--- Required work ---
Without the images, write out the whole listing exactly.

────────────────────

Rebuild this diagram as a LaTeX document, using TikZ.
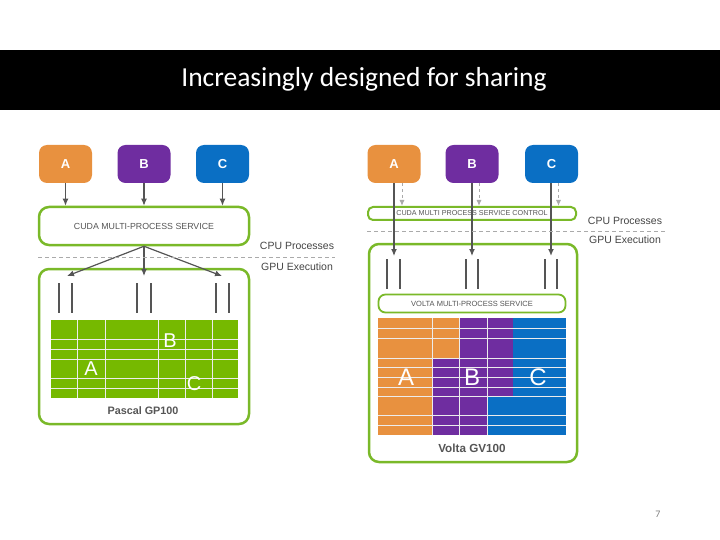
\documentclass[tikz,border=0pt]{standalone}
\usepackage{fontspec}
\setmainfont{Liberation Sans}
\newfontfamily\titlefont{Carlito}
\usetikzlibrary{arrows.meta}
\definecolor{nvgreen}{HTML}{76B900}
\definecolor{bordergreen}{HTML}{7AB929}
\definecolor{porange}{HTML}{E8913F}
\definecolor{ppurple}{HTML}{6F2DA0}
\definecolor{pblue}{HTML}{0A6FC4}
\definecolor{txtgray}{HTML}{555555}
\definecolor{lgray}{HTML}{AAAAAA}
\begin{document}
\begin{tikzpicture}[x=1pt,y=-1pt,
  proc/.style={rounded corners=8pt, minimum width=53pt, minimum height=38pt, text=white,
    font=\fontsize{13}{13}\selectfont\bfseries, inner sep=0pt},
  gbox/.style={draw=bordergreen, line width=2.5pt, rounded corners=10pt, inner sep=0pt},
  boxtext/.style={text=txtgray, font=\fontsize{8.8}{9}\selectfont},
  sidetext/.style={text=txtgray!80!black, font=\fontsize{10.5}{11}\selectfont},
  chiptext/.style={text=txtgray, font=\fontsize{10.8}{11}\selectfont\bfseries},
  arr/.style={draw=txtgray, line width=1.2pt, -{Latex[length=7pt,width=6pt]}},
  darr/.style={draw=lgray, line width=1pt, dashed, -{Latex[length=6pt,width=5pt]}},
  bar/.style={draw=txtgray, line width=1.4pt},
  sep/.style={draw=lgray, line width=0.8pt, dash pattern=on 4pt off 3pt},
  gline/.style={draw=white!85!gray, line width=0.9pt},
  bigletter/.style={text=white, font=\fontsize{20}{20}\selectfont}
]
\useasboundingbox (0,0) rectangle (720,540);
% banner
\fill[black] (0,50) rectangle (720,110);
\node[text=white, font=\titlefont\fontsize{27.5}{27.5}\selectfont] (title) at (364,79) {Increasingly designed for sharing};

% ===== LEFT: Pascal =====
\node[proc, fill=porange] (a1) at (65.5,164) {A};
\node[proc, fill=ppurple] (b1) at (144,164) {B};
\node[proc, fill=pblue] (c1) at (222.5,164) {C};
\node[gbox, minimum width=210pt, minimum height=38pt, boxtext] (mps1) at (144,226) {CUDA MULTI-PROCESS SERVICE};
\node[gbox, minimum width=210pt, minimum height=155pt] (gpu1) at (144,346.5) {};
\draw[arr] (a1.south) -- (a1.south |- mps1.north);
\draw[arr] (b1.south) -- (b1.south |- mps1.north);
\draw[arr] (c1.south) -- (c1.south |- mps1.north);
\coordinate (t1a) at (67,276);
\coordinate (t1b) at (144,276);
\coordinate (t1c) at (222,276);
\draw[arr] (mps1.south) -- (t1a);
\draw[arr] (mps1.south) -- (t1b);
\draw[arr] (mps1.south) -- (t1c);
\draw[sep] (38,257) -- (335,257);
\node[sidetext] (cpu1) at (297,246) {CPU Processes};
\node[sidetext] (gpuL1) at (297,267) {GPU Execution};
\foreach \x in {59,72,137,151,216,229} \draw[bar] (\x,283) -- (\x,313);
\fill[nvgreen] (51,320) rectangle (238,398);
\foreach \x in {77,105,158,185,212} \draw[gline] (\x,320) -- (\x,398);
\foreach \y in {339,349,359,378,388} \draw[gline] (51,\y) -- (238,\y);
\node[bigletter] (lb) at (170,341) {B};
\node[bigletter] (la) at (91,369) {A};
\node[bigletter] (lc) at (194,384) {C};
\node[chiptext] (pascal) at (143,411) {Pascal GP100};

% ===== RIGHT: Volta =====
\node[proc, fill=porange] (a2) at (394,164) {A};
\node[proc, fill=ppurple] (b2) at (472,164) {B};
\node[proc, fill=pblue] (c2) at (551.5,164) {C};
\node[gbox, line width=2pt, rounded corners=5pt, minimum width=208pt, minimum height=13pt, boxtext, font=\fontsize{7.2}{7.5}\selectfont] (ctl) at (472,213.5) {CUDA MULTI PROCESS SERVICE CONTROL};
\node[gbox, minimum width=208pt, minimum height=218pt] (gpu2) at (473,353) {};
\draw[darr] ([xshift=8pt]a2.south) -- ([xshift=8pt]a2.south |- ctl.north);
\draw[darr] ([xshift=7pt]b2.south) -- ([xshift=7pt]b2.south |- ctl.north);
\draw[darr] ([xshift=7pt]c2.south) -- ([xshift=7pt]c2.south |- ctl.north);
\coordinate (t2a) at (394,256);
\coordinate (t2b) at (472,256);
\coordinate (t2c) at (551,256);
\draw[arr] (a2.south) -- (t2a);
\draw[arr] (b2.south) -- (t2b);
\draw[arr, line width=1.6pt] ([xshift=-0.5pt]c2.south) -- (t2c);
\draw[sep] (367,231) -- (665,231);
\node[sidetext] (cpu2) at (625,221) {CPU Processes};
\node[sidetext] (gpuL2) at (625,240) {GPU Execution};
\foreach \x in {387,400,466,478,545,557} \draw[bar] (\x,259) -- (\x,289);
\node[gbox, line width=1.8pt, rounded corners=7pt, minimum width=187pt, minimum height=18pt, boxtext, font=\fontsize{7.5}{8}\selectfont] (vmps) at (472,303.5) {VOLTA MULTI-PROCESS SERVICE};
% grid
\fill[porange] (378,318) rectangle (432,435);
\fill[porange] (432,318) rectangle (459,358);
\fill[ppurple] (459,318) rectangle (513,396);
\fill[ppurple] (432,358) rectangle (487,435);
\fill[pblue] (513,318) rectangle (566,396);
\fill[pblue] (487,396) rectangle (566,435);
\foreach \x in {432,459,487} \draw[gline] (\x,318) -- (\x,435);
\foreach \y in {328,338,358,367,377,387,396,415,425} \draw[gline] (378,\y) -- (566,\y);
\node[bigletter, font=\fontsize{24}{24}\selectfont] (ra) at (406,377) {A};
\node[bigletter, font=\fontsize{24}{24}\selectfont] (rb) at (472,377) {B};
\node[bigletter, font=\fontsize{24}{24}\selectfont] (rc) at (538,377) {C};
\node[chiptext, font=\fontsize{11.7}{12}\selectfont\bfseries] (volta) at (472,448) {Volta GV100};

% page number
\node[text=gray, font=\titlefont\fontsize{10}{10}\selectfont] (pg) at (658,514) {7};
\end{tikzpicture}
\end{document}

────────────────────

--- Task answer ---
Rebuild this diagram as a LaTeX document, using TikZ.
\documentclass[tikz,border=0pt]{standalone}
\usepackage{fontspec}
\setmainfont{Liberation Sans}
\newfontfamily\titlefont{Carlito}
\usetikzlibrary{arrows.meta}
\definecolor{nvgreen}{HTML}{76B900}
\definecolor{bordergreen}{HTML}{7AB929}
\definecolor{porange}{HTML}{E8913F}
\definecolor{ppurple}{HTML}{6F2DA0}
\definecolor{pblue}{HTML}{0A6FC4}
\definecolor{txtgray}{HTML}{555555}
\definecolor{lgray}{HTML}{AAAAAA}
\begin{document}
\begin{tikzpicture}[x=1pt,y=-1pt,
  proc/.style={rounded corners=8pt, minimum width=53pt, minimum height=38pt, text=white,
    font=\fontsize{13}{13}\selectfont\bfseries, inner sep=0pt},
  gbox/.style={draw=bordergreen, line width=2.5pt, rounded corners=10pt, inner sep=0pt},
  boxtext/.style={text=txtgray, font=\fontsize{8.8}{9}\selectfont},
  sidetext/.style={text=txtgray!80!black, font=\fontsize{10.5}{11}\selectfont},
  chiptext/.style={text=txtgray, font=\fontsize{10.8}{11}\selectfont\bfseries},
  arr/.style={draw=txtgray, line width=1.2pt, -{Latex[length=7pt,width=6pt]}},
  darr/.style={draw=lgray, line width=1pt, dashed, -{Latex[length=6pt,width=5pt]}},
  bar/.style={draw=txtgray, line width=1.4pt},
  sep/.style={draw=lgray, line width=0.8pt, dash pattern=on 4pt off 3pt},
  gline/.style={draw=white!85!gray, line width=0.9pt},
  bigletter/.style={text=white, font=\fontsize{20}{20}\selectfont}
]
\useasboundingbox (0,0) rectangle (720,540);
% banner
\fill[black] (0,50) rectangle (720,110);
\node[text=white, font=\titlefont\fontsize{27.5}{27.5}\selectfont] (title) at (364,79) {Increasingly designed for sharing};

% ===== LEFT: Pascal =====
\node[proc, fill=porange] (a1) at (65.5,164) {A};
\node[proc, fill=ppurple] (b1) at (144,164) {B};
\node[proc, fill=pblue] (c1) at (222.5,164) {C};
\node[gbox, minimum width=210pt, minimum height=38pt, boxtext] (mps1) at (144,226) {CUDA MULTI-PROCESS SERVICE};
\node[gbox, minimum width=210pt, minimum height=155pt] (gpu1) at (144,346.5) {};
\draw[arr] (a1.south) -- (a1.south |- mps1.north);
\draw[arr] (b1.south) -- (b1.south |- mps1.north);
\draw[arr] (c1.south) -- (c1.south |- mps1.north);
\coordinate (t1a) at (67,276);
\coordinate (t1b) at (144,276);
\coordinate (t1c) at (222,276);
\draw[arr] (mps1.south) -- (t1a);
\draw[arr] (mps1.south) -- (t1b);
\draw[arr] (mps1.south) -- (t1c);
\draw[sep] (38,257) -- (335,257);
\node[sidetext] (cpu1) at (297,246) {CPU Processes};
\node[sidetext] (gpuL1) at (297,267) {GPU Execution};
\foreach \x in {59,72,137,151,216,229} \draw[bar] (\x,283) -- (\x,313);
\fill[nvgreen] (51,320) rectangle (238,398);
\foreach \x in {77,105,158,185,212} \draw[gline] (\x,320) -- (\x,398);
\foreach \y in {339,349,359,378,388} \draw[gline] (51,\y) -- (238,\y);
\node[bigletter] (lb) at (170,341) {B};
\node[bigletter] (la) at (91,369) {A};
\node[bigletter] (lc) at (194,384) {C};
\node[chiptext] (pascal) at (143,411) {Pascal GP100};

% ===== RIGHT: Volta =====
\node[proc, fill=porange] (a2) at (394,164) {A};
\node[proc, fill=ppurple] (b2) at (472,164) {B};
\node[proc, fill=pblue] (c2) at (551.5,164) {C};
\node[gbox, line width=2pt, rounded corners=5pt, minimum width=208pt, minimum height=13pt, boxtext, font=\fontsize{7.2}{7.5}\selectfont] (ctl) at (472,213.5) {CUDA MULTI PROCESS SERVICE CONTROL};
\node[gbox, minimum width=208pt, minimum height=218pt] (gpu2) at (473,353) {};
\draw[darr] ([xshift=8pt]a2.south) -- ([xshift=8pt]a2.south |- ctl.north);
\draw[darr] ([xshift=7pt]b2.south) -- ([xshift=7pt]b2.south |- ctl.north);
\draw[darr] ([xshift=7pt]c2.south) -- ([xshift=7pt]c2.south |- ctl.north);
\coordinate (t2a) at (394,256);
\coordinate (t2b) at (472,256);
\coordinate (t2c) at (551,256);
\draw[arr] (a2.south) -- (t2a);
\draw[arr] (b2.south) -- (t2b);
\draw[arr, line width=1.6pt] ([xshift=-0.5pt]c2.south) -- (t2c);
\draw[sep] (367,231) -- (665,231);
\node[sidetext] (cpu2) at (625,221) {CPU Processes};
\node[sidetext] (gpuL2) at (625,240) {GPU Execution};
\foreach \x in {387,400,466,478,545,557} \draw[bar] (\x,259) -- (\x,289);
\node[gbox, line width=1.8pt, rounded corners=7pt, minimum width=187pt, minimum height=18pt, boxtext, font=\fontsize{7.5}{8}\selectfont] (vmps) at (472,303.5) {VOLTA MULTI-PROCESS SERVICE};
% grid
\fill[porange] (378,318) rectangle (432,435);
\fill[porange] (432,318) rectangle (459,358);
\fill[ppurple] (459,318) rectangle (513,396);
\fill[ppurple] (432,358) rectangle (487,435);
\fill[pblue] (513,318) rectangle (566,396);
\fill[pblue] (487,396) rectangle (566,435);
\foreach \x in {432,459,487} \draw[gline] (\x,318) -- (\x,435);
\foreach \y in {328,338,358,367,377,387,396,415,425} \draw[gline] (378,\y) -- (566,\y);
\node[bigletter, font=\fontsize{24}{24}\selectfont] (ra) at (406,377) {A};
\node[bigletter, font=\fontsize{24}{24}\selectfont] (rb) at (472,377) {B};
\node[bigletter, font=\fontsize{24}{24}\selectfont] (rc) at (538,377) {C};
\node[chiptext, font=\fontsize{11.7}{12}\selectfont\bfseries] (volta) at (472,448) {Volta GV100};

% page number
\node[text=gray, font=\titlefont\fontsize{10}{10}\selectfont] (pg) at (658,514) {7};
\end{tikzpicture}
\end{document}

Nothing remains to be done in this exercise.